*Task brief*:
Skip all pictures, then copy the lines from the start of the data through the line with "const toPairs = (ys: number[])", keeping both ends.

*Rows from a dataset of charts and code*:
>>>>>

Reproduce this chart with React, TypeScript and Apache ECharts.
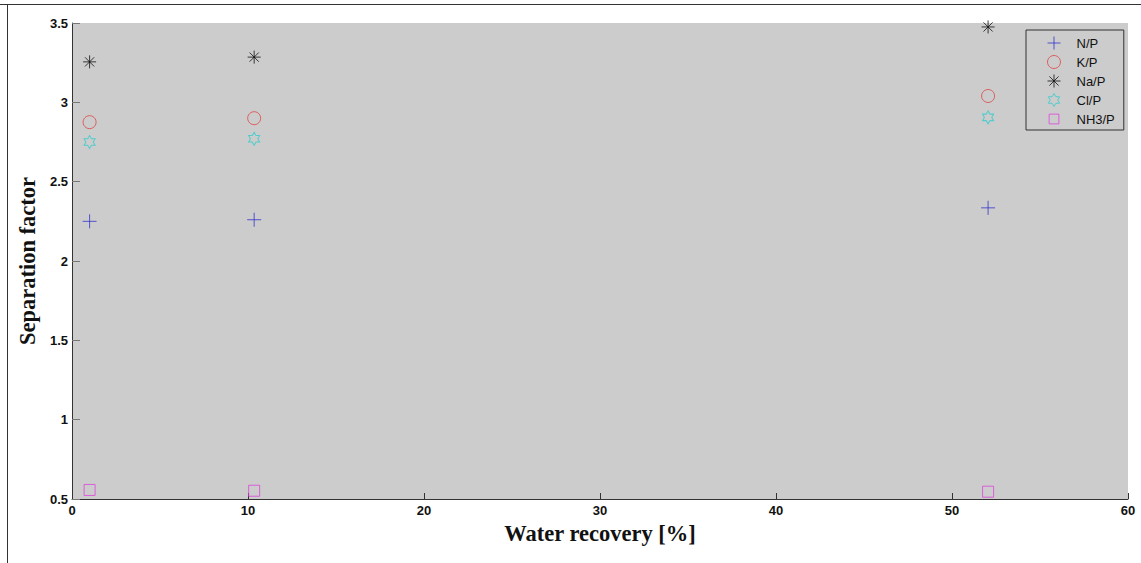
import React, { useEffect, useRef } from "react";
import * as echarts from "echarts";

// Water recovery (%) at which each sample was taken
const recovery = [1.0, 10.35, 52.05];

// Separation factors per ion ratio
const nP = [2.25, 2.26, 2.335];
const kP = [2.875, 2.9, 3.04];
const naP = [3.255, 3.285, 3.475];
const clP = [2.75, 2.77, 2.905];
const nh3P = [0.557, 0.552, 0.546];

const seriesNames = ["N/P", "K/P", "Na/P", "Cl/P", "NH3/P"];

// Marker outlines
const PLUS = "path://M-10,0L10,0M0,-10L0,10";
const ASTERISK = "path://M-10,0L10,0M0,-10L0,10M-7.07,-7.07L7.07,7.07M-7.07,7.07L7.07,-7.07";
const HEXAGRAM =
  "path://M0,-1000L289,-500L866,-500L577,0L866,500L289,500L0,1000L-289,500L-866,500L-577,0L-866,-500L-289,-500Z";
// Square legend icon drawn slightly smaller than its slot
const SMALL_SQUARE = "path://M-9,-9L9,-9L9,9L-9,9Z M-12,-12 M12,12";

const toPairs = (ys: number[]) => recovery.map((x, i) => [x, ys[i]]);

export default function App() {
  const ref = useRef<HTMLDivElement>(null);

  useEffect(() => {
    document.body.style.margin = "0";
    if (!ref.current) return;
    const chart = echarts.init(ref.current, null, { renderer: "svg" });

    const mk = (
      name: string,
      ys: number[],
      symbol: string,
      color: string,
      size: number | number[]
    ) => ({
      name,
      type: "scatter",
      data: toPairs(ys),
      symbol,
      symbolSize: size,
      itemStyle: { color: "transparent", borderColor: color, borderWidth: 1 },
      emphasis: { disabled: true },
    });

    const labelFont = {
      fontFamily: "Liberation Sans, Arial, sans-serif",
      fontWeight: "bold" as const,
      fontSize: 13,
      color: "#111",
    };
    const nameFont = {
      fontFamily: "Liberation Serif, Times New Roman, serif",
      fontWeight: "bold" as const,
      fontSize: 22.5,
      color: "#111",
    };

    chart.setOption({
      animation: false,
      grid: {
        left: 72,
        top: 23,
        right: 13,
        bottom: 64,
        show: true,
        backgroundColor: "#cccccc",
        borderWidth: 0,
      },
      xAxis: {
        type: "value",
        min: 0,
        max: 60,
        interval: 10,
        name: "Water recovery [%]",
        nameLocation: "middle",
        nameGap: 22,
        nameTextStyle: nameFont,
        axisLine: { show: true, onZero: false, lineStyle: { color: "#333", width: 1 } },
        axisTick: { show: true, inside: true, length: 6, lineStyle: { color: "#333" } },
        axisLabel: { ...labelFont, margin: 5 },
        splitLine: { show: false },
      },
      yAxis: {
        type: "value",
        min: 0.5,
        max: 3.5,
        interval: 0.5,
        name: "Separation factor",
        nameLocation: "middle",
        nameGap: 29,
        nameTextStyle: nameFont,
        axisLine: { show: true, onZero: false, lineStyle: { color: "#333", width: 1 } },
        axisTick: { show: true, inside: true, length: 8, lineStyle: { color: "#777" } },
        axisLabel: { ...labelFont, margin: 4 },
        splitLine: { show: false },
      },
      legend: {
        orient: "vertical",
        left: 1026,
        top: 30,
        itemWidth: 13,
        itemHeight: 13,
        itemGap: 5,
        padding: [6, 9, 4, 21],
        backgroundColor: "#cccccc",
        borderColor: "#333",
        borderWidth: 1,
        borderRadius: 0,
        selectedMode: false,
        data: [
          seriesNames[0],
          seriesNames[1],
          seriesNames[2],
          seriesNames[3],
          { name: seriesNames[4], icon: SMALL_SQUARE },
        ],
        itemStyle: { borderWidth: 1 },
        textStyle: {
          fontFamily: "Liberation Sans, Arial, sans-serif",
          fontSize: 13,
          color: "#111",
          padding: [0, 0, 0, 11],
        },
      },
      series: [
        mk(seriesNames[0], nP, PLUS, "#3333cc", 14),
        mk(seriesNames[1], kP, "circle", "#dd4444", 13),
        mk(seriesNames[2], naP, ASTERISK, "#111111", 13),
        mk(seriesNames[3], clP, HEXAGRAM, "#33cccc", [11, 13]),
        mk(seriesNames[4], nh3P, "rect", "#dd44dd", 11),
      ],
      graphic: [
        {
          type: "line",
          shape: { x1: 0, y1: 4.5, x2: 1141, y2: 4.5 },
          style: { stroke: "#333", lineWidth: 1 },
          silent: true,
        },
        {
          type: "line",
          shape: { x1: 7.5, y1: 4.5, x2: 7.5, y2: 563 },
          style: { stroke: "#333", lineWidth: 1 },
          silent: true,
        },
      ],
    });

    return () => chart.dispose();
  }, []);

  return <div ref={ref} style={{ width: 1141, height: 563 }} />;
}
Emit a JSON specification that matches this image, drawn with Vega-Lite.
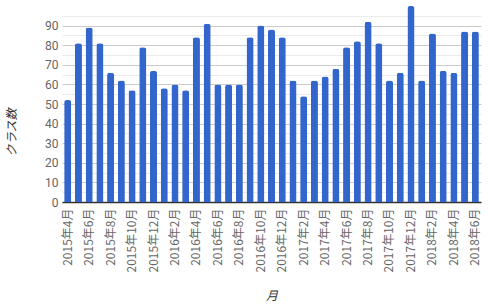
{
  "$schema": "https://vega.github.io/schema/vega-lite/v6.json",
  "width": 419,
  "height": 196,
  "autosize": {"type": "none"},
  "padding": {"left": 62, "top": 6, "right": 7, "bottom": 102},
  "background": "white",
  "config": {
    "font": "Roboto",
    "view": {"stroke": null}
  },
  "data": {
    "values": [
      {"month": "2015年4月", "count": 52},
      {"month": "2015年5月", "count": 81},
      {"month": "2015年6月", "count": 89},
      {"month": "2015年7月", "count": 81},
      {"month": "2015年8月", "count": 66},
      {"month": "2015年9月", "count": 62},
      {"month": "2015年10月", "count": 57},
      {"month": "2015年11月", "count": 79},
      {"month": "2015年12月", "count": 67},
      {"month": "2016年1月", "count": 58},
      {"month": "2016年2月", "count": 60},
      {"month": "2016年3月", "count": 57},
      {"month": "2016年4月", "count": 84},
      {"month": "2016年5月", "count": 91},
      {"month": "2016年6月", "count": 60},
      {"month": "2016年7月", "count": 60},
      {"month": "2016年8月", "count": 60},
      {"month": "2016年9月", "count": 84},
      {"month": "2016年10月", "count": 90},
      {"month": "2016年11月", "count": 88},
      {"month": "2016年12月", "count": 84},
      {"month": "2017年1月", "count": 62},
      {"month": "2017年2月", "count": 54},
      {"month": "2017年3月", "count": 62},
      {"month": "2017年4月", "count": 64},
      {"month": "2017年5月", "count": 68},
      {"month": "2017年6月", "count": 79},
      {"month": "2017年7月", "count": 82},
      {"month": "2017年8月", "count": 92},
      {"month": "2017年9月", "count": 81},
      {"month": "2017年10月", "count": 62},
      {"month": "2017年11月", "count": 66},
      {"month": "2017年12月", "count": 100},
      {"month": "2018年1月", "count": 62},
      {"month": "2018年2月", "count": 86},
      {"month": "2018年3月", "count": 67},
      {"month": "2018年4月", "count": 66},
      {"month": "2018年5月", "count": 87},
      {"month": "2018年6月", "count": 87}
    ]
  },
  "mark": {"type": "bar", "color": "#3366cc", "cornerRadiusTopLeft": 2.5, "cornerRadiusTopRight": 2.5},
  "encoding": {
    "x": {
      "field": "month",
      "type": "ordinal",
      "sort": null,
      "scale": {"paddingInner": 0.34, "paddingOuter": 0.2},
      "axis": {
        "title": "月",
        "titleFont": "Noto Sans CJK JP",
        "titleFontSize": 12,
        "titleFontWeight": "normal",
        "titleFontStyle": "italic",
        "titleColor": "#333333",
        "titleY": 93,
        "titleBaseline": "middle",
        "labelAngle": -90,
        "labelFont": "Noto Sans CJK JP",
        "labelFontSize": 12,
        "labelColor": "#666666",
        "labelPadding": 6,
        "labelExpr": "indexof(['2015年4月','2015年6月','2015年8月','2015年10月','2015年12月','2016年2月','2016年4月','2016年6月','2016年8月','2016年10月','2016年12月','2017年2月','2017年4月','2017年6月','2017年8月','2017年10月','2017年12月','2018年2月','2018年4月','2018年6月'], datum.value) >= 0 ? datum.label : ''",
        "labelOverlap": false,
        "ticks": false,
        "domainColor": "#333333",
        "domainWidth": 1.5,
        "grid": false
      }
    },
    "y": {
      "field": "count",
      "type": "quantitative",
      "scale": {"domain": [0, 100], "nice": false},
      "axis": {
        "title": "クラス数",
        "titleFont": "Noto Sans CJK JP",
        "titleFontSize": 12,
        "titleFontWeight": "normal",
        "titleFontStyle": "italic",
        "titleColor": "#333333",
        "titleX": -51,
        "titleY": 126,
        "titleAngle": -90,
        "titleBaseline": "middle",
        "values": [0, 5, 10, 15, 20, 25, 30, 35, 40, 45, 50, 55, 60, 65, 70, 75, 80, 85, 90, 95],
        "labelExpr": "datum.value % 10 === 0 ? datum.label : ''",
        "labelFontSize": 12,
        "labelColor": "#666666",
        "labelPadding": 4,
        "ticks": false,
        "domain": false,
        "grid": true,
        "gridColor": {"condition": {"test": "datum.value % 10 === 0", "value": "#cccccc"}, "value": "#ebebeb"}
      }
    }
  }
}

<<<<<

*Expected output*:
Reproduce this chart with React, TypeScript and Apache ECharts.
import React, { useEffect, useRef } from "react";
import * as echarts from "echarts";

// Water recovery (%) at which each sample was taken
const recovery = [1.0, 10.35, 52.05];

// Separation factors per ion ratio
const nP = [2.25, 2.26, 2.335];
const kP = [2.875, 2.9, 3.04];
const naP = [3.255, 3.285, 3.475];
const clP = [2.75, 2.77, 2.905];
const nh3P = [0.557, 0.552, 0.546];

const seriesNames = ["N/P", "K/P", "Na/P", "Cl/P", "NH3/P"];

// Marker outlines
const PLUS = "path://M-10,0L10,0M0,-10L0,10";
const ASTERISK = "path://M-10,0L10,0M0,-10L0,10M-7.07,-7.07L7.07,7.07M-7.07,7.07L7.07,-7.07";
const HEXAGRAM =
  "path://M0,-1000L289,-500L866,-500L577,0L866,500L289,500L0,1000L-289,500L-866,500L-577,0L-866,-500L-289,-500Z";
// Square legend icon drawn slightly smaller than its slot
const SMALL_SQUARE = "path://M-9,-9L9,-9L9,9L-9,9Z M-12,-12 M12,12";

const toPairs = (ys: number[]) => recovery.map((x, i) => [x, ys[i]]);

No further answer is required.